## PROBLEM DETAILS
Your task is to print all of the data word for word.

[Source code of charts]
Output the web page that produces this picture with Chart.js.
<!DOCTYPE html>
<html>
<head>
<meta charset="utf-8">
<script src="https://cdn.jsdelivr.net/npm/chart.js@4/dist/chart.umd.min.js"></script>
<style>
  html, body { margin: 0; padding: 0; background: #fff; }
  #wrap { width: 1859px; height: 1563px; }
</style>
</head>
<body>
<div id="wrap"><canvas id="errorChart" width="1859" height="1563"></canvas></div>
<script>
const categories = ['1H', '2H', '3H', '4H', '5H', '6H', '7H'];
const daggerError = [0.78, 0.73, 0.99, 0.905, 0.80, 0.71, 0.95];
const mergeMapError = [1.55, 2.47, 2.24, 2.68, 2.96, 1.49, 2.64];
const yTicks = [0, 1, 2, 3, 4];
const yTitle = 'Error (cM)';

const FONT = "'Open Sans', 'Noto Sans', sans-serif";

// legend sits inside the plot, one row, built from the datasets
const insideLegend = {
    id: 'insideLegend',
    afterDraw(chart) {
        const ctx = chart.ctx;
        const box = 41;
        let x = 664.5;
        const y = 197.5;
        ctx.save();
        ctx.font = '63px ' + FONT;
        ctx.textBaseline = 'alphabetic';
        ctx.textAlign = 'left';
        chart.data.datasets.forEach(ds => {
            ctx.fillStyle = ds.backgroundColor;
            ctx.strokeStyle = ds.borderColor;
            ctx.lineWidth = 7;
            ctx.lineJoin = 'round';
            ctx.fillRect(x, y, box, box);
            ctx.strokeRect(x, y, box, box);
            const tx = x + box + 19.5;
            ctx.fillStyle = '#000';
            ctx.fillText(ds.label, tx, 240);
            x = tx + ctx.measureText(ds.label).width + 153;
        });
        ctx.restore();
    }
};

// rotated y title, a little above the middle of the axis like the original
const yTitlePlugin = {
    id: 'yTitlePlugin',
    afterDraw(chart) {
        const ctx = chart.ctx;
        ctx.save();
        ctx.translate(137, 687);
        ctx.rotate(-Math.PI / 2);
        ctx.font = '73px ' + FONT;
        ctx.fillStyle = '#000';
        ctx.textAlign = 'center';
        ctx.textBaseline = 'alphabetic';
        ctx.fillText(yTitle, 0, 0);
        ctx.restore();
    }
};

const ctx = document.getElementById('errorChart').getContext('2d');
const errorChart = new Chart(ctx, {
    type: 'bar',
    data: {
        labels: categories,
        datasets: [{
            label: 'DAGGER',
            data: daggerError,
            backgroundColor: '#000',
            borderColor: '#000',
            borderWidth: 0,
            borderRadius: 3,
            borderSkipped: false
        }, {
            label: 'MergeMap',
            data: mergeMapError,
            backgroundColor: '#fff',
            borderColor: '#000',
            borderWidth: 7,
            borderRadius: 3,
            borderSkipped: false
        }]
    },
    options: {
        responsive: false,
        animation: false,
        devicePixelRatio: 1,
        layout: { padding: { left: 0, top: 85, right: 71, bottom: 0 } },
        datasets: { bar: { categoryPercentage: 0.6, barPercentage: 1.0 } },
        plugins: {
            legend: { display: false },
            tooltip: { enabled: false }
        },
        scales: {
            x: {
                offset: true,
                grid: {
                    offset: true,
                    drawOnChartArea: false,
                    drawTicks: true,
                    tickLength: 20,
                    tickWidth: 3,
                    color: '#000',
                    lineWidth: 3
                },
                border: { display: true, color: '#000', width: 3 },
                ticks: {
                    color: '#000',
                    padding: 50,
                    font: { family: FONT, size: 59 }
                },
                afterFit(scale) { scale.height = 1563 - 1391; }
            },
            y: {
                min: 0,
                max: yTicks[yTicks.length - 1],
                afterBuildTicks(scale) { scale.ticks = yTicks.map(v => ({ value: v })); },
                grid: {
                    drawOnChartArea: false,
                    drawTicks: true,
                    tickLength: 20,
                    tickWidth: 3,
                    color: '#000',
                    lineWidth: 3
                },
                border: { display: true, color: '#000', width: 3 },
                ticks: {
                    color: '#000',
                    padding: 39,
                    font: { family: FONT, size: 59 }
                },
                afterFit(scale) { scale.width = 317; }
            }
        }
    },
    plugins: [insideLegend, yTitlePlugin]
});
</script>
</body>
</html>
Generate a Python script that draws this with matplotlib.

## REPLY
Output the web page that produces this picture with Chart.js.
<!DOCTYPE html>
<html>
<head>
<meta charset="utf-8">
<script src="https://cdn.jsdelivr.net/npm/chart.js@4/dist/chart.umd.min.js"></script>
<style>
  html, body { margin: 0; padding: 0; background: #fff; }
  #wrap { width: 1859px; height: 1563px; }
</style>
</head>
<body>
<div id="wrap"><canvas id="errorChart" width="1859" height="1563"></canvas></div>
<script>
const categories = ['1H', '2H', '3H', '4H', '5H', '6H', '7H'];
const daggerError = [0.78, 0.73, 0.99, 0.905, 0.80, 0.71, 0.95];
const mergeMapError = [1.55, 2.47, 2.24, 2.68, 2.96, 1.49, 2.64];
const yTicks = [0, 1, 2, 3, 4];
const yTitle = 'Error (cM)';

const FONT = "'Open Sans', 'Noto Sans', sans-serif";

// legend sits inside the plot, one row, built from the datasets
const insideLegend = {
    id: 'insideLegend',
    afterDraw(chart) {
        const ctx = chart.ctx;
        const box = 41;
        let x = 664.5;
        const y = 197.5;
        ctx.save();
        ctx.font = '63px ' + FONT;
        ctx.textBaseline = 'alphabetic';
        ctx.textAlign = 'left';
        chart.data.datasets.forEach(ds => {
            ctx.fillStyle = ds.backgroundColor;
            ctx.strokeStyle = ds.borderColor;
            ctx.lineWidth = 7;
            ctx.lineJoin = 'round';
            ctx.fillRect(x, y, box, box);
            ctx.strokeRect(x, y, box, box);
            const tx = x + box + 19.5;
            ctx.fillStyle = '#000';
            ctx.fillText(ds.label, tx, 240);
            x = tx + ctx.measureText(ds.label).width + 153;
        });
        ctx.restore();
    }
};

// rotated y title, a little above the middle of the axis like the original
const yTitlePlugin = {
    id: 'yTitlePlugin',
    afterDraw(chart) {
        const ctx = chart.ctx;
        ctx.save();
        ctx.translate(137, 687);
        ctx.rotate(-Math.PI / 2);
        ctx.font = '73px ' + FONT;
        ctx.fillStyle = '#000';
        ctx.textAlign = 'center';
        ctx.textBaseline = 'alphabetic';
        ctx.fillText(yTitle, 0, 0);
        ctx.restore();
    }
};

const ctx = document.getElementById('errorChart').getContext('2d');
const errorChart = new Chart(ctx, {
    type: 'bar',
    data: {
        labels: categories,
        datasets: [{
            label: 'DAGGER',
            data: daggerError,
            backgroundColor: '#000',
            borderColor: '#000',
            borderWidth: 0,
            borderRadius: 3,
            borderSkipped: false
        }, {
            label: 'MergeMap',
            data: mergeMapError,
            backgroundColor: '#fff',
            borderColor: '#000',
            borderWidth: 7,
            borderRadius: 3,
            borderSkipped: false
        }]
    },
    options: {
        responsive: false,
        animation: false,
        devicePixelRatio: 1,
        layout: { padding: { left: 0, top: 85, right: 71, bottom: 0 } },
        datasets: { bar: { categoryPercentage: 0.6, barPercentage: 1.0 } },
        plugins: {
            legend: { display: false },
            tooltip: { enabled: false }
        },
        scales: {
            x: {
                offset: true,
                grid: {
                    offset: true,
                    drawOnChartArea: false,
                    drawTicks: true,
                    tickLength: 20,
                    tickWidth: 3,
                    color: '#000',
                    lineWidth: 3
                },
                border: { display: true, color: '#000', width: 3 },
                ticks: {
                    color: '#000',
                    padding: 50,
                    font: { family: FONT, size: 59 }
                },
                afterFit(scale) { scale.height = 1563 - 1391; }
            },
            y: {
                min: 0,
                max: yTicks[yTicks.length - 1],
                afterBuildTicks(scale) { scale.ticks = yTicks.map(v => ({ value: v })); },
                grid: {
                    drawOnChartArea: false,
                    drawTicks: true,
                    tickLength: 20,
                    tickWidth: 3,
                    color: '#000',
                    lineWidth: 3
                },
                border: { display: true, color: '#000', width: 3 },
                ticks: {
                    color: '#000',
                    padding: 39,
                    font: { family: FONT, size: 59 }
                },
                afterFit(scale) { scale.width = 317; }
            }
        }
    },
    plugins: [insideLegend, yTitlePlugin]
});
</script>
</body>
</html>
Generate a Python script that draws this with matplotlib.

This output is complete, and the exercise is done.